Lotman, dem eine wichtige Rolle in der Entwicklung der Theorie der Kulturgrenzen gebührt, kam, um eines Kollegen zu gedenken, mit dem zu kommunizieren ihm stets eine Inspiration gewesen sein soll. Lotman spricht von der Kulturgrenze als einer grauen Zone, die in sich die Informationen der Kulturpole verdichtet. An dieser Grenze besteht auch ein besonderes Talent zur Übersetzung. Wohl machte für Lotmann die Kommunikation mit Leesment nicht nur dessen enzyklopädisches Wissen über das breite Spektrum der Kultur und die große Reiseerfahrung in Europa interessant, sondern auch seine als an der Grenze Geborener bis zum Lebensende erhalten gebliebene kindliche Neugier und Interesse für den Vergleich der Kulturen3. Weder Lotman noch Leesment passten Zeit ihres Lebens in den sie umgebenen Rahmen. Zweifelsohne waren sie größer als der ihnen vorgegebene Raum, und auch wenn sie wenigstens äußerlich sich an den von den Mächtigen vorgegebenen Rahmen einfügten, so benötigte ihre Seele mehr Platz. Diese Offenheit der Seele verschaffte beiden Männern die Kommunikation in Tartu miteinander für wenigstens drei Jahrzehnte.

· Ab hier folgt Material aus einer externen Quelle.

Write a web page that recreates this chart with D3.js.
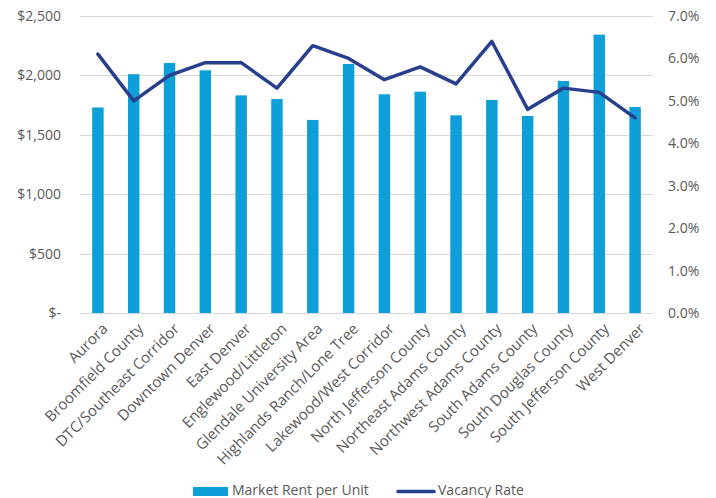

1. Quellen und Historiografie

Die Zeit vergeht schnell und wir vermögen zu sagen, dass Professor Leo Leesment schon fast zwei Jahrzehnte nicht mehr unter uns weilt, doch die wichtigste Quelle zu seinem Leben und seiner Arbeit ist noch unerschlossen – bis heute wurden die Erinnerungen an Leo Leesment derjenigen Menschen unterschiedlicher Fachrichtungen, mit denen er verkehrte, noch nicht gesammelt. Seine archivarischen Hinterlassenschaften befinden sich in Tartu im Geschichtsarchiv, in der Handschriftenabteilung der Universitätsbibliothek, im Literaturmuseum und auch im Universitätsmuseum. Im Archiv des Estnischen Radios sind Aufzeichnungen einer Sendung mit ihm vom Dezember 1981, eine Zusammenfassung erschien in dem Sammelband „Ungeschriebene Memoiren“ (1989)4.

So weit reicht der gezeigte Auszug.